(Collected data)
____
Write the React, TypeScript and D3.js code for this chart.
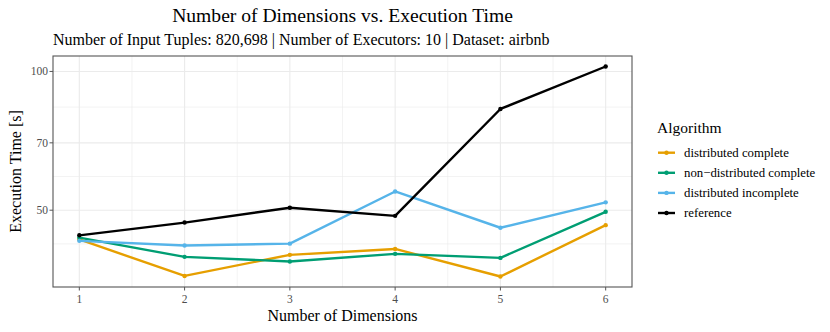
import React from "react";
import * as d3 from "d3";

const dimensions = [1, 2, 3, 4, 5, 6];
const seriesNames = ["distributed complete", "non\u2212distributed complete", "distributed incomplete", "reference"];
const distributedComplete = [43.2, 36.0, 40.0, 41.2, 35.9, 46.4];
const nonDistributedComplete = [43.6, 39.6, 38.7, 40.2, 39.4, 49.6];
const distributedIncomplete = [42.9, 41.9, 42.3, 54.9, 45.8, 52.0];
const referenceTimes = [44.1, 47.0, 50.6, 48.6, 82.9, 102.5];
const yTicks = [50, 70, 100];
const colors = ["#E69F00", "#009E73", "#56B4E9", "#000000"];

const W = 830, H = 332;
const panel = { left: 53, right: 632, top: 56, bottom: 287 };
const serif = "'Liberation Serif', 'DejaVu Serif', serif";

export default function App() {
  const allSeries = [distributedComplete, nonDistributedComplete, distributedIncomplete, referenceTimes];
  const allVals = allSeries.flat();
  const lmin = Math.log10(d3.min(allVals)!);
  const lmax = Math.log10(d3.max(allVals)!);
  const pad = (lmax - lmin) * 0.05;
  const y = d3.scaleLog().domain([Math.pow(10, lmin - pad), Math.pow(10, lmax + pad)]).range([panel.bottom, panel.top]);
  const xr = (6 - 1) * 0.05;
  const x = d3.scaleLinear().domain([1 - xr, 6 + xr]).range([panel.left, panel.right]);

  const lt = yTicks.map(Math.log10);
  const minorY: number[] = [];
  for (let i = 0; i < lt.length - 1; i++) minorY.push((lt[i] + lt[i + 1]) / 2);
  minorY.push(lt[0] - (lt[1] - lt[0]) / 2);
  minorY.push(lt[0] - (lt[1] - lt[0]) * 1.5);
  const minorYVals = minorY.map((l) => Math.pow(10, l)).filter((v) => y(v) <= panel.bottom && y(v) >= panel.top);
  const minorX = dimensions.slice(0, -1).map((d) => d + 0.5);

  const line = d3.line<number>().x((_, i) => x(dimensions[i])).y((v) => y(v));

  return (
    <svg width={W} height={H} style={{ position: "fixed", left: 0, top: 0 }} fontFamily={serif}>
      <rect x={0} y={0} width={W} height={H} fill="white" />
      <text x={(panel.left + panel.right) / 2} y={22} textAnchor="middle" fontSize={19.6} fill="#000">
        Number of Dimensions vs. Execution Time
      </text>
      <text x={panel.left} y={45} fontSize={16} fill="#000">
        Number of Input Tuples: 820,698 | Number of Executors: 10 | Dataset: airbnb
      </text>
      {minorYVals.map((v, i) => (
        <line key={"my" + i} x1={panel.left} x2={panel.right} y1={y(v)} y2={y(v)} stroke="#EBEBEB" strokeWidth={0.6} />
      ))}
      {minorX.map((v, i) => (
        <line key={"mx" + i} y1={panel.top} y2={panel.bottom} x1={x(v)} x2={x(v)} stroke="#EBEBEB" strokeWidth={0.6} />
      ))}
      {yTicks.map((v) => (
        <line key={"gy" + v} x1={panel.left} x2={panel.right} y1={y(v)} y2={y(v)} stroke="#EBEBEB" strokeWidth={1.1} />
      ))}
      {dimensions.map((v) => (
        <line key={"gx" + v} y1={panel.top} y2={panel.bottom} x1={x(v)} x2={x(v)} stroke="#EBEBEB" strokeWidth={1.1} />
      ))}
      {allSeries.map((s, si) => (
        <g key={"s" + si}>
          <path d={line(s)!} fill="none" stroke={colors[si]} strokeWidth={2.4} strokeLinejoin="round" />
          {s.map((v, i) => (
            <circle key={i} cx={x(dimensions[i])} cy={y(v)} r={2.2} fill={colors[si]} />
          ))}
        </g>
      ))}
      <rect x={panel.left} y={panel.top} width={panel.right - panel.left} height={panel.bottom - panel.top} fill="none" stroke="#555" strokeWidth={1.1} />
      {yTicks.map((v) => (
        <g key={"yt" + v}>
          <line x1={panel.left - 3.5} x2={panel.left} y1={y(v)} y2={y(v)} stroke="#555" strokeWidth={1} />
          <text x={panel.left - 5} y={y(v)} dy="0.35em" textAnchor="end" fontSize={11.5} fill="#4D4D4D">
            {v}
          </text>
        </g>
      ))}
      {dimensions.map((v) => (
        <g key={"xt" + v}>
          <line x1={x(v)} x2={x(v)} y1={panel.bottom} y2={panel.bottom + 3.5} stroke="#555" strokeWidth={1} />
          <text x={x(v)} y={panel.bottom + 15.5} textAnchor="middle" fontSize={11.5} fill="#4D4D4D">
            {v}
          </text>
        </g>
      ))}
      <text x={(panel.left + panel.right) / 2} y={321} textAnchor="middle" fontSize={16} fill="#000">
        Number of Dimensions
      </text>
      <text transform={`translate(21,${(panel.top + panel.bottom) / 2}) rotate(-90)`} textAnchor="middle" fontSize={16} fill="#000">
        Execution Time [s]
      </text>
      <text x={657} y={133} fontSize={15.5} fill="#000">Algorithm</text>
      {seriesNames.map((n, i) => {
        const ly = 152.7 + i * 20.1;
        return (
          <g key={"l" + i}>
            <line x1={658} x2={675} y1={ly} y2={ly} stroke={colors[i]} strokeWidth={2.4} />
            <circle cx={666.5} cy={ly} r={2.2} fill={colors[i]} />
            <text x={684} y={ly} dy="0.35em" fontSize={12.8} fill="#000">{n}</text>
          </g>
        );
      })}
    </svg>
  );
}
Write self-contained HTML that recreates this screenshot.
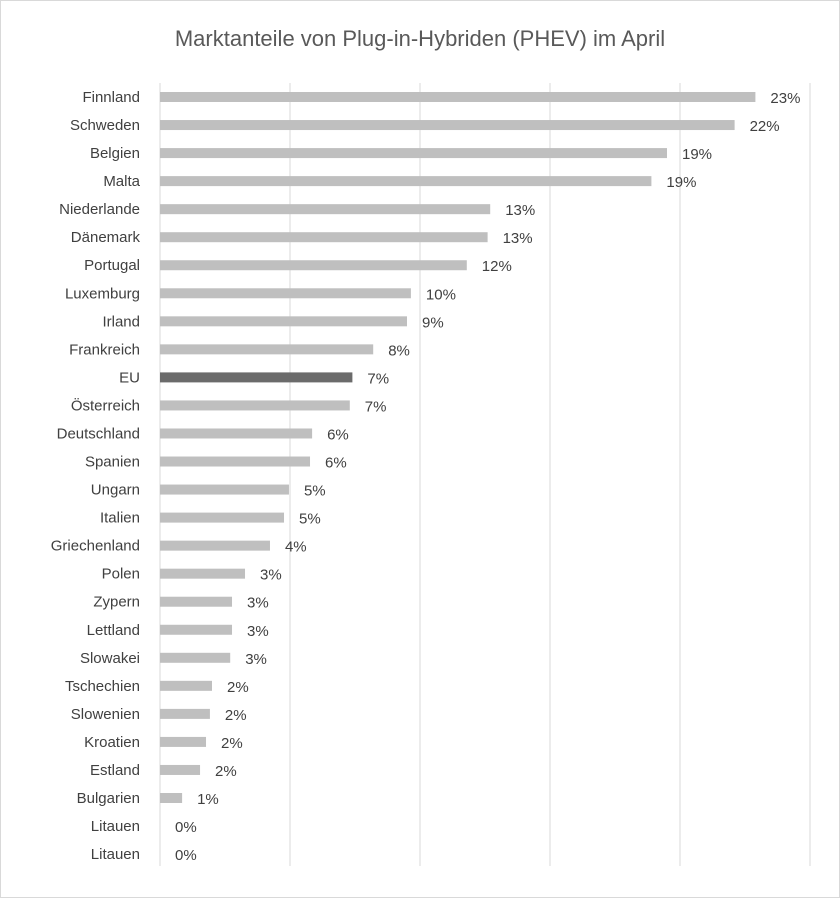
<!DOCTYPE html>
<html><head><meta charset="utf-8"><style>
body{margin:0;background:#fff;}
svg{display:block;font-family:"Liberation Sans",sans-serif;}
</style></head><body>
<svg id="chart" width="840" height="898">
<rect x="0.5" y="0.5" width="839" height="897" fill="#fff" stroke="#d9d9d9"/>
<text x="420" y="46" text-anchor="middle" font-size="22" fill="#595959">Marktanteile von Plug-in-Hybriden (PHEV) im April</text>
<g id="grid"></g><g id="bars"></g>
</svg>
<script>
const categories=["Finnland","Schweden","Belgien","Malta","Niederlande","Dänemark","Portugal","Luxemburg","Irland","Frankreich","EU","Österreich","Deutschland","Spanien","Ungarn","Italien","Griechenland","Polen","Zypern","Lettland","Slowakei","Tschechien","Slowenien","Kroatien","Estland","Bulgarien","Litauen","Litauen"];
const values=[22.9,22.1,19.5,18.9,12.7,12.6,11.8,9.65,9.5,8.2,7.4,7.3,5.85,5.77,4.96,4.77,4.23,3.27,2.77,2.77,2.7,2.0,1.92,1.77,1.54,0.85,0,0];
const labels=["23%","22%","19%","19%","13%","13%","12%","10%","9%","8%","7%","7%","6%","6%","5%","5%","4%","3%","3%","3%","3%","2%","2%","2%","2%","1%","0%","0%"];
const gridTicks=[0,5,10,15,20,25];
const NS="http://www.w3.org/2000/svg";
const x0=160,pxPer=26,y0=97,step=28.04,bh=10;
const xs=v=>x0+v*pxPer, ys=i=>y0+i*step;
const grid=document.getElementById('grid'),bars=document.getElementById('bars');
function mk(t,a,p){const e=document.createElementNS(NS,t);for(const k in a)e.setAttribute(k,a[k]);p.appendChild(e);return e;}
gridTicks.forEach(t=>{
  const l=mk('line',{x1:xs(t),x2:xs(t),y1:83,y2:866,stroke:'#d9d9d9','stroke-width':1},grid);
  
  
});
categories.forEach((c,i)=>{
  const y=ys(i);
  const lab=mk('text',{x:140,y:y+5,'text-anchor':'end','font-size':15,fill:'#404040'},bars);
  lab.textContent=c;
  
  
  const r=mk('rect',{x:x0,y:y-bh/2,width:Math.max(0,xs(values[i])-x0),height:bh,fill:c==='EU'?'#6b6b6b':'#bfbfbf'},bars);
  
  
  const v=mk('text',{x:xs(values[i])+15,y:y+6,'font-size':15,fill:'#404040'},bars);
  v.textContent=labels[i];
  
  
});
</script>
</body></html>
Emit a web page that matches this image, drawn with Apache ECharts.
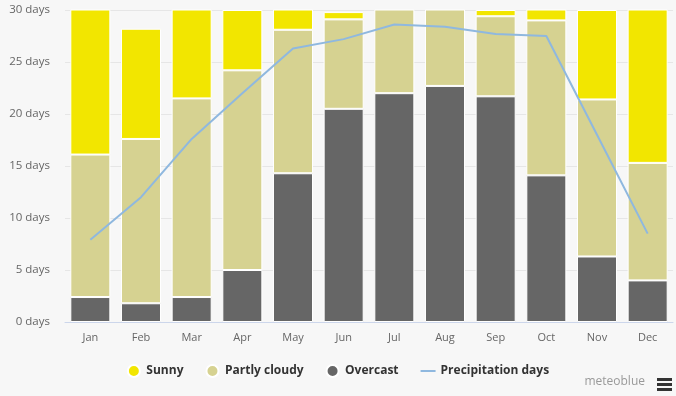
<!DOCTYPE html>
<html>
<head>
<meta charset="utf-8">
<script src="https://cdn.jsdelivr.net/npm/echarts@6/dist/echarts.min.js"></script>
<style>
  html, body { margin: 0; padding: 0; background: #f7f7f7; }
  #chart { width: 676px; height: 396px; }
</style>
</head>
<body>
<div id="chart"></div>
<script>
// months on the x axis
const months = ['Jan', 'Feb', 'Mar', 'Apr', 'May', 'Jun', 'Jul', 'Aug', 'Sep', 'Oct', 'Nov', 'Dec'];
// days per month, stacked bottom -> top
const overcast = [2.4, 1.8, 2.4, 5.0, 14.3, 20.5, 22.0, 22.7, 21.7, 14.1, 6.3, 4.0];
const partlyCloudy = [13.7, 15.8, 19.1, 19.2, 13.8, 8.6, 8.9, 8.2, 7.7, 14.9, 15.1, 11.3];
const sunny = [14.9, 10.6, 9.5, 5.8, 2.9, 0.7, 0.1, 0.1, 0.6, 2.0, 8.6, 15.7];
const precipitationDays = [7.9, 12.0, 17.6, 22.0, 26.3, 27.2, 28.6, 28.4, 27.7, 27.5, 18.0, 8.5];
const yTicks = [0, 5, 10, 15, 20, 25, 30];

const font = '"Open Sans", "DejaVu Sans", sans-serif';
const chart = echarts.init(document.getElementById('chart'));

const barSeries = (name, data, color) => ({
  name,
  type: 'bar',
  stack: 'days',
  data,
  barWidth: '79%',
  itemStyle: { color, borderColor: '#ffffff', borderWidth: 1 },
  emphasis: { disabled: true },
});

chart.setOption({
  backgroundColor: '#f7f7f7',
  animation: false,
  textStyle: { fontFamily: font },
  grid: { left: 65, right: 3, top: 10, bottom: 74 },
  legend: {
    bottom: 13,
    left: 'center',
    itemGap: 22,
    itemWidth: 15,
    itemHeight: 12,
    textStyle: { fontFamily: font, fontSize: 12, fontWeight: 'bold', color: '#333333' },
    data: [
      { name: 'Sunny', icon: 'circle' },
      { name: 'Partly cloudy', icon: 'circle' },
      { name: 'Overcast', icon: 'circle' },
      // plain line, no marker
      { name: 'Precipitation days', icon: 'path://M0,0H15V2H0Z' },
    ],
  },
  xAxis: {
    type: 'category',
    data: months,
    axisLine: { lineStyle: { color: '#ccd6eb' } },
    axisTick: { show: false },
    axisLabel: { color: '#666666', fontSize: 11, margin: 10, fontFamily: font },
  },
  yAxis: {
    type: 'value',
    min: yTicks[0],
    max: yTicks[yTicks.length - 1],
    interval: 5,
    axisLine: { show: false },
    axisTick: { show: false },
    splitLine: { lineStyle: { color: '#e6e6e6' } },
    axisLabel: { color: '#666666', fontSize: 11.5, margin: 15, fontFamily: font, formatter: '{value} days' },
  },
  series: [
    barSeries('Overcast', overcast, '#666666'),
    barSeries('Partly cloudy', partlyCloudy, '#d6d291'),
    barSeries('Sunny', sunny, '#f2e600'),
    {
      name: 'Precipitation days',
      type: 'line',
      data: precipitationDays,
      symbol: 'none',
      lineStyle: { color: '#8fb8df', width: 2 },
      itemStyle: { color: '#8fb8df' },
      z: 5,
    },
  ],
  graphic: [
    {
      type: 'text',
      right: 31,
      top: 376,
      style: { text: 'meteoblue', fill: '#999999', font: '12px ' + font },
    },
    { type: 'rect', left: 657, top: 378, shape: { width: 15, height: 3 }, style: { fill: '#333333' } },
    { type: 'rect', left: 657, top: 383, shape: { width: 15, height: 3 }, style: { fill: '#333333' } },
    { type: 'rect', left: 657, top: 388, shape: { width: 15, height: 3 }, style: { fill: '#333333' } },
  ],
});
</script>
</body>
</html>
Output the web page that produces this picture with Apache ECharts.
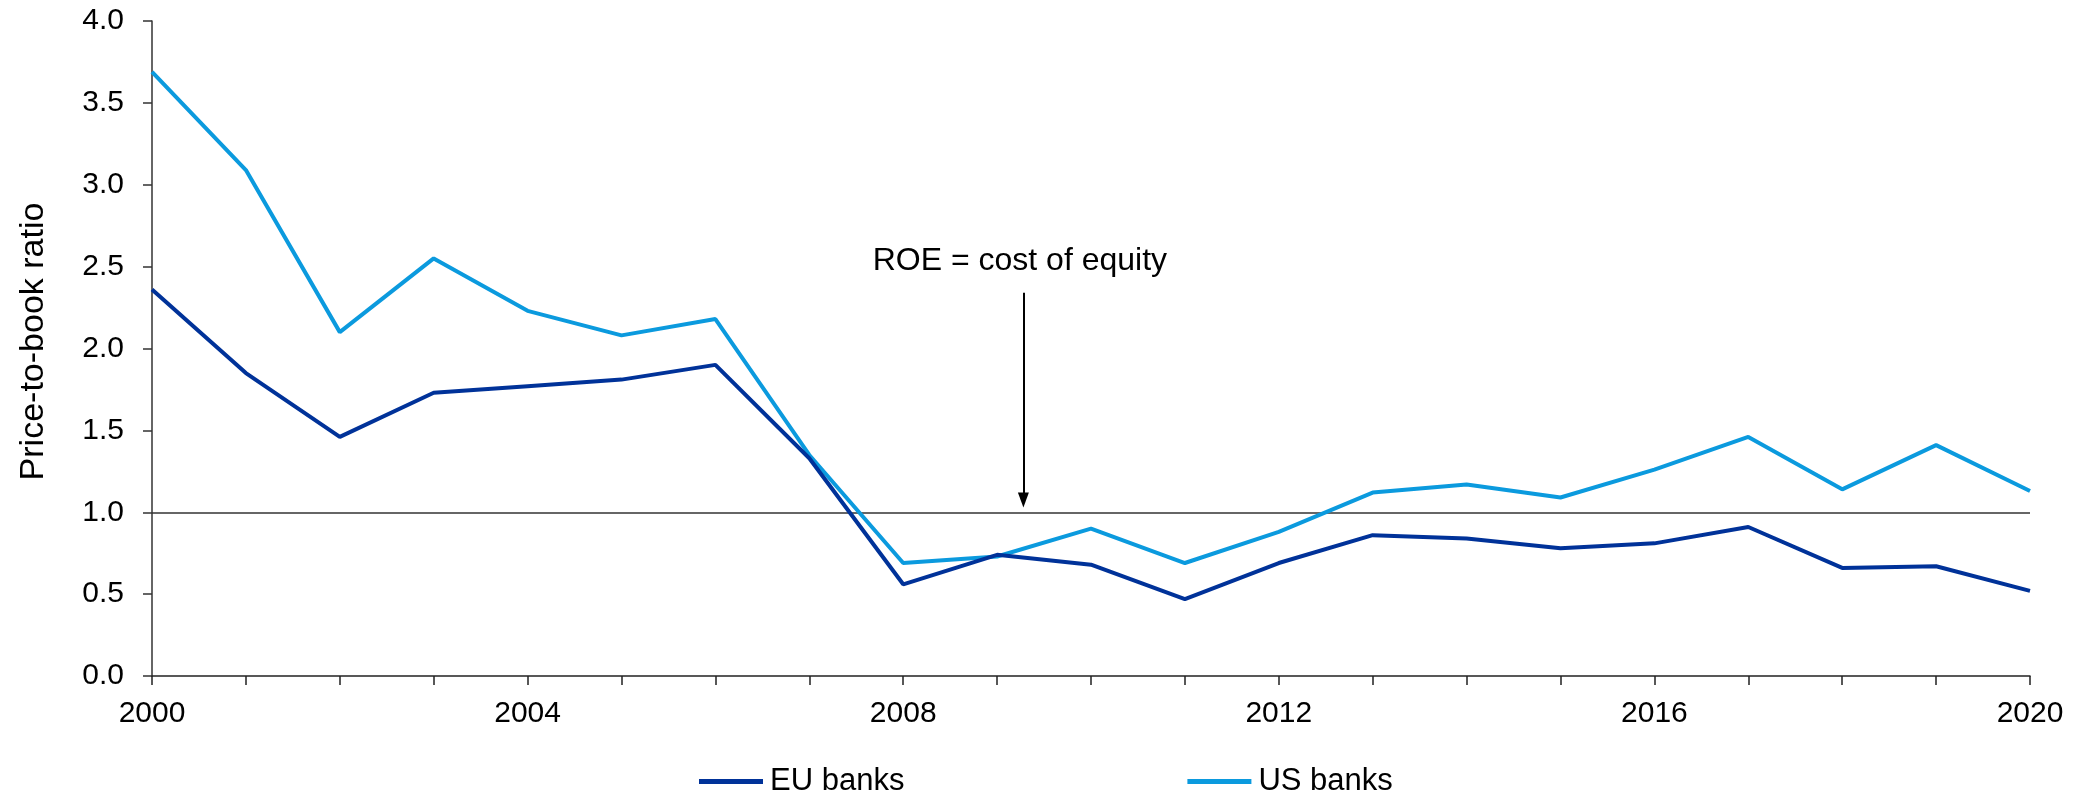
<!DOCTYPE html>
<html>
<head>
<meta charset="utf-8">
<script src="https://cdn.jsdelivr.net/npm/echarts@6/dist/echarts.min.js"></script>
<style>
  html, body { margin: 0; padding: 0; background: #ffffff; }
  #chart { width: 2090px; height: 797px; }
</style>
</head>
<body>
<div id="chart"></div>
<script>
// Annual price-to-book ratios of listed banks
const years = [2000, 2001, 2002, 2003, 2004, 2005, 2006, 2007, 2008, 2009, 2010,
               2011, 2012, 2013, 2014, 2015, 2016, 2017, 2018, 2019, 2020];
const euBanks = [2.36, 1.85, 1.46, 1.73, 1.77, 1.81, 1.90, 1.33, 0.56, 0.74, 0.68,
                 0.47, 0.69, 0.86, 0.84, 0.78, 0.81, 0.91, 0.66, 0.67, 0.52];
const usBanks = [3.69, 3.09, 2.10, 2.55, 2.23, 2.08, 2.18, 1.35, 0.69, 0.73, 0.90,
                 0.69, 0.88, 1.12, 1.17, 1.09, 1.26, 1.46, 1.14, 1.41, 1.13];
const labeledYears = [2000, 2004, 2008, 2012, 2016, 2020];

// Break-even level where return on equity equals the cost of equity
const parityLevel = 1.0;
const noteText = 'ROE = cost of equity';
const noteYear = 2009.28;
const noteFrom = 2.34;
const noteTo = 1.075;

const FONT = 'Liberation Sans, Arial, sans-serif';
const EU_COLOR = '#003299';
const US_COLOR = '#0b9ade';

const pairs = (vals) => years.map((y, i) => [y, vals[i]]);

const chart = echarts.init(document.getElementById('chart'), null, { renderer: 'canvas' });

chart.setOption({
  animation: false,
  backgroundColor: '#ffffff',
  textStyle: { fontFamily: FONT },
  grid: { left: 152, right: 60, top: 21, bottom: 121, containLabel: false, outerBoundsMode: 'none' },
  legend: {
    left: 694,
    top: 761,
    itemWidth: 64,
    itemHeight: 14,
    itemGap: 283,
    icon: 'path://M0,4.5 L64,4.5 L64,9.5 L0,9.5 Z',
    textStyle: { fontSize: 31, color: '#000', fontFamily: FONT, padding: [0, 0, 0, 2] },
    data: ['EU banks', 'US banks']
  },
  xAxis: {
    type: 'value',
    min: 2000,
    max: 2020,
    interval: 1,
    axisLine: { show: true, lineStyle: { color: '#222', width: 1.5 } },
    axisTick: { show: true, inside: false, length: 9, lineStyle: { color: '#222', width: 1.5 } },
    splitLine: { show: false },
    axisLabel: {
      fontSize: 30,
      color: '#000',
      fontFamily: FONT,
      margin: 23,
      formatter: (v) => labeledYears.includes(v) ? String(v) : ''
    }
  },
  yAxis: {
    type: 'value',
    min: 0,
    max: 4,
    interval: 0.5,
    name: 'Price-to-book ratio',
    nameLocation: 'middle',
    nameRotate: 90,
    nameGap: 101,
    nameTextStyle: { fontSize: 34, color: '#000', fontFamily: FONT, padding: [0, 0, 0, 14] },
    axisLine: { show: true, lineStyle: { color: '#333', width: 1.5 } },
    axisTick: { show: true, inside: false, length: 9, lineStyle: { color: '#333', width: 1.5 } },
    splitLine: { show: false },
    axisLabel: {
      fontSize: 30,
      color: '#000',
      fontFamily: FONT,
      margin: 28,
      formatter: (v) => v.toFixed(1)
    }
  },
  series: [
    {
      name: 'US banks',
      type: 'line',
      data: pairs(usBanks),
      symbol: 'none',
      color: US_COLOR,
      lineStyle: { color: US_COLOR, width: 4 },
      z: 3,
      markLine: {
        silent: true,
        symbol: 'none',
        animation: false,
        label: { show: false },
        lineStyle: { color: '#333', width: 1.5, type: 'solid' },
        data: [{ yAxis: parityLevel }],
        z: 1
      }
    },
    {
      name: 'EU banks',
      type: 'line',
      data: pairs(euBanks),
      symbol: 'none',
      color: EU_COLOR,
      lineStyle: { color: EU_COLOR, width: 4 },
      z: 4,
      markLine: {
        silent: true,
        animation: false,
        symbol: ['none', 'triangle'],
        symbolSize: [11, 15],
        lineStyle: { color: '#000', width: 2, type: 'solid' },
        label: {
          show: true,
          position: 'start',
          distance: 16,
          formatter: noteText,
          fontSize: 32,
          color: '#000',
          fontFamily: FONT,
          padding: [0, 7, 0, 0]
        },
        data: [[
          { coord: [noteYear, noteFrom] },
          { coord: [noteYear, noteTo] }
        ]]
      }
    }
  ]
});
</script>
</body>
</html>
____
> WORK TO DO:
Above are the records; repeat their lines from the first through the line containing "import * as", and leave out each picture.

> ANSWER FOR THE TASK:
Write the React, TypeScript and D3.js code for this chart.
import React from "react";
import * as d3 from "d3";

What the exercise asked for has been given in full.